There are a great many genes involved, and many more regulatory factors. That's the problem. If it was one, "fixing" it would be easy. A famous example is p54, which puts a sort of absolute limit on cell age (when it fires, it activates other proteins that destroy the DNA, it fires off the self destruct mechanism of mitochondria and it rips open the cell membrane). There are also highly regulated genes that delay death under specific circumstances, like TERT changing the time at which such mechanisms will fire during cell division, for example.

1 comments

You are assigning intentionality to these mechanisms, but as the other commenter pointed out a much simpler way to view it is that death and senescence are just side effects, not actual mechanisms with evolutionary purposes. Organisms get born and need to reproduce, that's the mandate. There is no evolutionary pressure for you to die, so obviously DNA does not have organismal death programmed in, it has cell death which is necessary for organisms to live long enough to reproduce. Many of the things that are optimal for you to reproduce might not be optimal for you to survive a thousand years, and what happens to organisms outside their reproductive cycle is pretty much irrelevant to natural selection.
an organisms behavior outside of reproduction certainly can have an impact on natural selection. the vast majority of ants cannot reproduce by your logic their behavior shouldn't have any impact on natural selection. if a non-reproducing members behavior impacts those who can reproduce it will have an impact on natural selection.
I never said an organisms behavior outside of reproduction does not have an impact on natural selection.
> There is no evolutionary pressure for you to die, so obviously DNA does not have organismal death programmed in ...

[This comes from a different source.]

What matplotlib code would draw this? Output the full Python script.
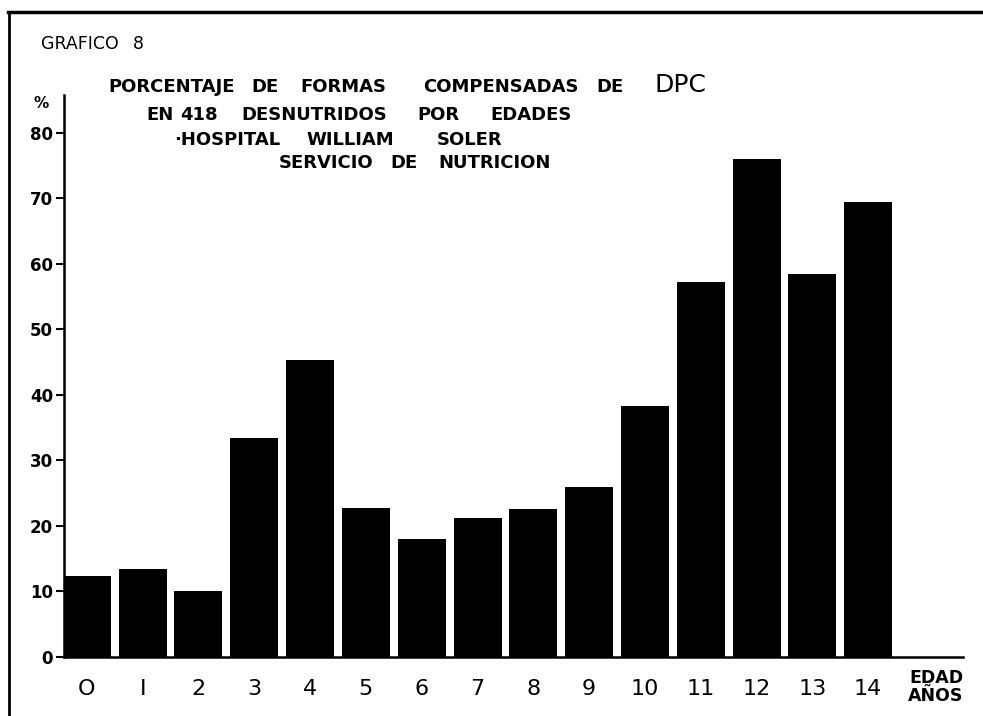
import matplotlib.pyplot as plt
from matplotlib.lines import Line2D

# Edades (años) y porcentaje de formas compensadas
edades = ['O', 'I', '2', '3', '4', '5', '6', '7', '8', '9', '10', '11', '12', '13', '14']
porcentaje = [12.3, 13.5, 10.0, 33.5, 45.4, 22.7, 18.0, 21.2, 22.6, 26.0,
              38.3, 57.3, 76.0, 58.5, 69.4]
yticks = [0, 10, 20, 30, 40, 50, 60, 70, 80]

# lineas del titulo: (palabra, centro x en px)
linea1 = [('PORCENTAJE', 172), ('DE', 265), ('FORMAS', 343), ('COMPENSADAS', 501), ('DE', 610)]
linea2 = [('EN', 160), ('418', 199), ('DESNUTRIDOS', 314), ('POR', 438), ('EDADES', 531)]
linea3 = [('·HOSPITAL', 227), ('WILLIAM', 350), ('SOLER', 470)]
linea4 = [('SERVICIO', 326), ('DE', 404), ('NUTRICION', 495)]

W, H = 983, 716
fig = plt.figure(figsize=(W / 100, H / 100), dpi=100)
ax = fig.add_axes([64 / W, 59 / H, (963 - 64) / W, 562 / H])

x = list(range(len(edades)))
ax.bar(x, porcentaje, width=0.86, color='black')

ax.set_xlim(-0.41, 15.7)
ax.set_ylim(0, 85.8)
ax.set_yticks(yticks)
ax.set_yticklabels([str(v) for v in yticks], fontsize=12, fontweight='bold')
ax.set_xticks(x)
ax.set_xticklabels(edades, fontsize=16)
ax.tick_params(axis='x', length=0, pad=16)
ax.tick_params(axis='y', length=6, width=1.5, pad=2)

for s in ['top', 'right']:
    ax.spines[s].set_visible(False)
ax.spines['left'].set_linewidth(1.8)
ax.spines['bottom'].set_linewidth(1.8)

# texto de la lámina
def px(xp, yp):
    return xp / W, 1 - yp / H

fig.text(*px(80, 44), 'GRAFICO', fontsize=12.5, va='center', ha='center')
fig.text(*px(138, 44), '8', fontsize=12.5, va='center', ha='center')
fig.text(*px(41, 103), '%', fontsize=11, fontweight='bold', va='center', ha='center')
for linea, yp in [(linea1, 87), (linea2, 115), (linea3, 140), (linea4, 163)]:
    for palabra, xp in linea:
        fig.text(*px(xp, yp), palabra, fontsize=13, fontweight='bold',
                 ha='center', va='center')
fig.text(*px(680, 85), 'DPC', fontsize=18, ha='center', va='center')
fig.text(*px(936, 687), 'EDAD\nAÑOS', fontsize=12.5, fontweight='bold',
         ha='center', va='center', linespacing=1.0)

# marco de la lámina
fig.add_artist(Line2D([8 / W, 1.0], [1 - 12 / H, 1 - 12 / H],
                      transform=fig.transFigure, color='black', lw=2.5))
fig.add_artist(Line2D([9 / W, 9 / W], [0, 1 - 12 / H],
                      transform=fig.transFigure, color='black', lw=2))

fig.savefig('out.png', dpi=100, facecolor='white')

Of course there is. Without death, no natural selection. First, obviously, it gives precedence to children, who by definition are more evolved than parents. Now of course, you could say that accidental death is sufficient. But is it? Good question.

In practice there also appears to be evolutionary pressure for death to exist. There are very large, very old organisms alive on earth. Organisms old enough to have been alive when Jesus was born, when the Pyramids were built, organisms old enough to have "met" Neanderthals. Aside from a few individuals they were outcompeted in their native habitats.

https://en.wikipedia.org/wiki/Largest_organisms

They don't reproduce very much at all, and they're not very resilient as a species. The theory is that the parent organism occupies the entire habitat, and so reproduction fails. Then, at some point something happens to the organism as a whole and the entire species dies.

So, yes there appears to be evolutionary pressure to die. Ironically, the vast majority of large organisms that die of aging live longer than immortal organisms.

> There is no evolutionary pressure for you to die

> what happens to organisms outside their reproductive cycle is pretty much irrelevant to natural selection

Certainly seems plausible for that to create evolutionary pressure: why have organisms still consuming resources if they're no longer contributing to reproduction / natural selection?